REGINA -- The province’s Water Security Agency (WSA) says the risk to the environment and public of oil sludge from the Regina’s Co-op Refinery discharging into the City of Regina’s sewer system on May 22 remains low.
“When this happened, the City of Regina and the operators at the wastewater treatment plant did some good work and they very quickly diverted this issue to another lagoon cell to try and mitigate things,” said Patrick Boyle, a spokesperson for the Water Security Agency.
According to John Hilts, the operations superintendent of the refinery, high winds resulted in stirring up sediments of a lagoon on site resulting in a discharge of sludge into the sewage system.
“It wasn’t an oil spill in the typical sense. All of (the refinery’s) waste water effluent after being treated on site is pumped to the City of Regina’s wastewater treatment plant,” he said. “(The refinery’s) wastewater is going to the city 24/7, 365 days, several million litres per day, we have an effluent agreement to do so. All of that flow goes through our lagoons on site, as a last step before it goes to the city. These lagoons do contain some oil and sediment and that does build up on the banks and the bottom of the ponds. There was an amount of oil in that waste water of where that water flow originated.”
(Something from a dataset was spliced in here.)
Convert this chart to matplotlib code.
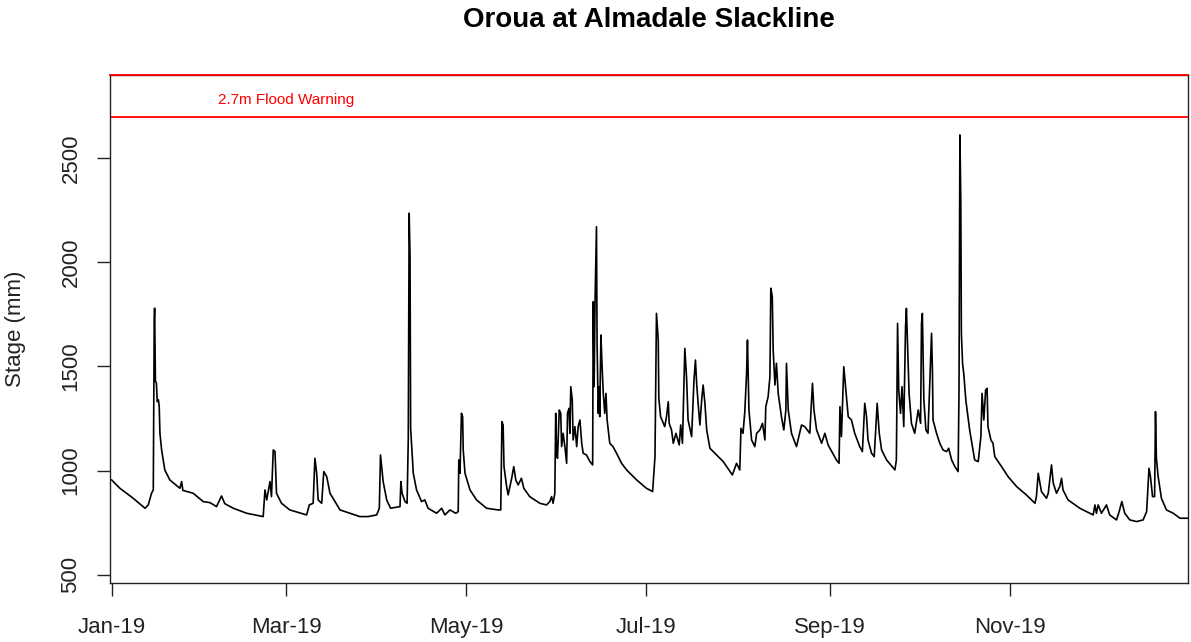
import matplotlib
matplotlib.use("Agg")
import matplotlib.pyplot as plt
import matplotlib.dates as mdates
import pandas as pd

plt.rcParams['font.family'] = ['Liberation Sans', 'DejaVu Sans']

# stage readings (mm), days since 1 Jan 2019
days = [0.0, 2.8, 7.3, 11.3, 12.4, 13.5, 14.1, 14.42, 14.55, 14.82, 15.16, 15.43, 15.84, 16.11,
        16.35, 16.92, 18.0, 19.7, 23.1, 23.7, 24.1, 27.6, 31.0, 33.3, 35.5, 37.2, 38.3, 41.2,
        45.7, 51.3, 51.9, 52.5, 53.6, 54.1, 54.7, 55.3, 55.8, 57.5, 60.3, 66.0, 66.9, 68.2,
        68.8, 69.4, 69.9, 71.1, 71.8, 72.8, 73.9, 77.3, 84.0, 86.8, 89.7, 90.6, 91.0, 91.4,
        91.9, 93.1, 94.4, 97.6, 97.9, 98.3, 99.3, 100.0, 100.4, 100.7, 101.0, 101.2, 102.1,
        103.2, 104.9, 106.0, 107.1, 110.0, 111.7, 112.8, 114.5, 116.5, 117.3, 117.5, 117.9,
        118.4, 118.8, 119.0, 119.6, 121.3, 123.5, 126.9, 130.8, 131.7, 132.1, 132.5, 132.8,
        133.7, 134.2, 135.4, 136.1, 136.8, 137.6, 138.7, 139.5, 141.5, 144.9, 147.2, 148.3,
        148.9, 149.4, 150.0, 150.3, 150.6, 150.9, 151.5, 152.0, 152.3, 152.8, 153.4, 154.0,
        154.3, 154.8, 155.1, 155.4, 155.9, 156.2, 156.8, 157.4, 157.9, 158.5, 159.1, 159.6,
        160.7, 161.9, 162.8, 163.0, 163.3, 163.6, 164.1, 164.3, 164.7, 165.0, 165.2, 165.6,
        166.0, 166.4, 166.9, 167.3, 167.7, 168.6, 169.7, 170.9, 172.6, 174.3, 177.7, 181.0,
        183.1, 183.9, 184.4, 185.0, 185.2, 185.8, 187.2, 187.8, 188.4, 188.7, 189.5, 190.1,
        191.0, 192.1, 192.6, 193.2, 194.0, 194.6, 195.1, 196.3, 197.1, 197.6, 198.0, 198.5,
        199.1, 199.7, 200.2, 200.8, 201.4, 202.5, 204.2, 207.0, 209.3, 210.1, 211.5, 212.6,
        213.0, 213.7, 214.3, 214.9, 215.2, 215.7, 216.6, 217.7, 218.3, 219.4, 220.3, 221.1,
        221.4, 222.2, 222.8, 223.1, 223.6, 223.9, 224.5, 225.0, 225.6, 226.7, 227.5, 228.2,
        228.4, 229.0, 230.1, 231.8, 233.5, 234.6, 236.3, 237.2, 237.7, 238.6, 240.3, 241.4,
        242.5, 245.3, 246.2, 246.5, 247.0, 247.8, 248.5, 249.3, 250.4, 251.5, 253.2, 254.1,
        254.9, 255.5, 256.0, 257.2, 258.1, 259.1, 259.8, 260.6, 262.3, 265.1, 265.6, 266.0,
        266.4, 267.0, 267.5, 268.1, 268.7, 269.0, 269.4, 269.9, 270.7, 271.8, 273.0, 273.8,
        274.1, 274.4, 274.9, 275.6, 276.3, 277.5, 277.8, 278.0, 279.2, 280.3, 281.4, 282.6,
        283.3, 284.3, 285.4, 286.5, 286.8, 287.1, 287.4, 287.6, 288.0, 288.4, 289.1, 290.4,
        292.1, 293.3, 294.2, 294.6, 295.2, 295.8, 296.3, 296.6, 297.6, 298.3, 298.9, 301.2,
        303.4, 306.3, 309.6, 312.5, 313.0, 313.6, 314.2, 314.7, 316.4, 317.0, 318.1, 318.7,
        319.8, 320.9, 321.5, 322.0, 323.7, 327.7, 332.2, 332.8, 333.3, 333.9, 335.0, 336.7,
        337.8, 340.1, 341.0, 341.9, 342.9, 344.6, 346.9, 349.1, 350.3, 351.1, 351.6, 352.3,
        353.0, 353.3, 353.6, 354.2, 355.3, 357.0, 359.3, 361.6, 364.2]

stage = [955, 915, 867, 819, 835, 891, 907, 1720, 1780, 1430, 1419, 1331, 1340, 1307,
         1179, 1099, 1003, 955, 915, 947, 905, 891, 851, 846, 827, 878, 841, 819,
         795, 779, 907, 859, 947, 875, 1099, 1091, 891, 843, 811, 787, 835, 843,
         1059, 987, 859, 843, 995, 971, 891, 811, 779, 779, 787, 819, 1075, 1019,
         947, 859, 819, 827, 947, 891, 851, 843, 1150, 2236, 2027, 1203, 987,
         907, 851, 859, 819, 795, 819, 787, 811, 795, 803, 1051, 987,
         1275, 1259, 1099, 987, 907, 859, 819, 811, 811, 1235, 1219, 1019,
         923, 883, 963, 1019, 955, 931, 963, 915, 875, 843, 835, 851,
         875, 843, 891, 1275, 1083, 1059, 1291, 1275, 1115, 1179, 1115, 1035,
         1275, 1299, 1179, 1403, 1339, 1147, 1211, 1115, 1211, 1243, 1131, 1083,
         1075, 1043, 1027, 1811, 1403, 1803, 2171, 1611, 1275, 1403, 1259, 1651,
         1499, 1371, 1275, 1371, 1243, 1131, 1115, 1083, 1035, 1003, 955, 915,
         899, 1067, 1755, 1627, 1347, 1259, 1211, 1259, 1331, 1227, 1195, 1131,
         1179, 1123, 1219, 1131, 1587, 1443, 1243, 1163, 1435, 1531, 1419, 1323,
         1219, 1339, 1411, 1323, 1195, 1107, 1083, 1043, 995, 979, 1035, 1003,
         1203, 1179, 1283, 1467, 1627, 1291, 1147, 1115, 1179, 1195, 1227, 1147,
         1307, 1355, 1451, 1876, 1836, 1579, 1411, 1515, 1371, 1259, 1195, 1291,
         1515, 1291, 1179, 1115, 1219, 1211, 1179, 1419, 1291, 1195, 1131, 1179,
         1123, 1051, 1035, 1307, 1163, 1499, 1387, 1259, 1243, 1179, 1115, 1091,
         1323, 1259, 1147, 1083, 1067, 1323, 1179, 1099, 1051, 1003, 1051, 1707,
         1387, 1275, 1403, 1211, 1691, 1779, 1595, 1371, 1227, 1179, 1291, 1227,
         1707, 1755, 1339, 1195, 1179, 1659, 1483, 1243, 1179, 1131, 1099, 1091,
         1107, 1051, 1019, 995, 1387, 2612, 2300, 1659, 1515, 1467, 1339, 1195,
         1051, 1043, 1163, 1371, 1243, 1387, 1395, 1211, 1147, 1131, 1067, 1019,
         971, 923, 883, 843, 875, 987, 939, 899, 867, 891, 1027, 939,
         891, 923, 963, 907, 859, 819, 787, 835, 795, 835, 795, 835,
         787, 763, 803, 851, 795, 763, 755, 763, 803, 1011, 971, 875,
         875, 1283, 1059, 971, 867, 811, 795, 771, 771]

warning_level = 2700
top_level = 2900
yticks = [500, 1000, 1500, 2000, 2500]
month_ticks = ['2019-01-01', '2019-03-01', '2019-05-01', '2019-07-01', '2019-09-01', '2019-11-01']

start = pd.Timestamp('2019-01-01')
times = start + pd.to_timedelta(days, unit='D')

fig = plt.figure(figsize=(11.91, 6.42), dpi=100)
ax = fig.add_axes([110 / 1191, 59 / 642, 1078 / 1191, 508 / 642])

ax.plot(times, stage, color='black', linewidth=1.2)
ax.axhline(warning_level, color='red', linewidth=1.3)
ax.axhline(top_level, color='red', linewidth=1.3, clip_on=False, zorder=3)
ax.text(pd.Timestamp('2019-03-01'), 2780, '2.7m Flood Warning', color='red',
        fontsize=11, ha='center', va='center')

ax.set_xlim(start - pd.Timedelta(days=0.55), start + pd.Timedelta(days=364.3))
ax.set_ylim(460, 2900)

ax.set_yticks(yticks)
ax.set_xticks(pd.to_datetime(month_ticks))
ax.xaxis.set_major_formatter(mdates.DateFormatter('%b-%y'))
ax.tick_params(axis='both', direction='out', length=9.5, width=1.0, labelsize=16, colors='#222222')
ax.tick_params(axis='x', pad=15)
ax.tick_params(axis='y', pad=11)
for lab in ax.get_yticklabels():
    lab.set_rotation(90)
    lab.set_va('center')
for s in ax.spines.values():
    s.set_linewidth(1.0)
    s.set_color('#222222')

fig.text(16 / 1191, 1 - 329 / 642, 'Stage (mm)', rotation=90, fontsize=16,
         ha='center', va='center', color='#222222')
fig.text(649 / 1191, 1 - 20 / 642, 'Oroua at Almadale Slackline', fontsize=20,
         fontweight='bold', ha='center', va='center')

fig.savefig('out.png', dpi=100)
The public was not notified of the spill because Co-op says the “issue was contained.” The WSA says normally when an incident like this happens, the public directly impacted downstream is notified personally rather than hearing it through the media.
“We had asked the city to do some notifications to those downstream so they go that those members of the public got the message and give them that sort of information in what was happening,” Boyle said.
Unifor Local 594 has been in a labour dispute with the Co-op Refinery for six months. Kevin Bittman, President of Local 594 is asking questions about Co-op’s handling of the spill.
“I’ve worked for the refinery for 23 years. I’ve never heard that the winds has caused such a spill like this. This is just a testament at what our people do and the qualified people that run that system are out on the line and if our people were out there, it would have been caught faster and it wouldn’t have had such of an impact on the waste water system,” he said.
“We have a great working relationship with the city, we’re in contact with them regularly and it’s important for us and the city that our interconnected systems are working well and we’re protecting the environment and the public,” added Hilts.
Co-op said it is conducting its own investigation and that the complex is taking measures to make sure something like this does not happen again. The amount of oil discharged is still not known.
The City of Regina is expected to address the oil spill on Tuesday morning.
The Ministry of Environment did not return CTV News’ requests for comment.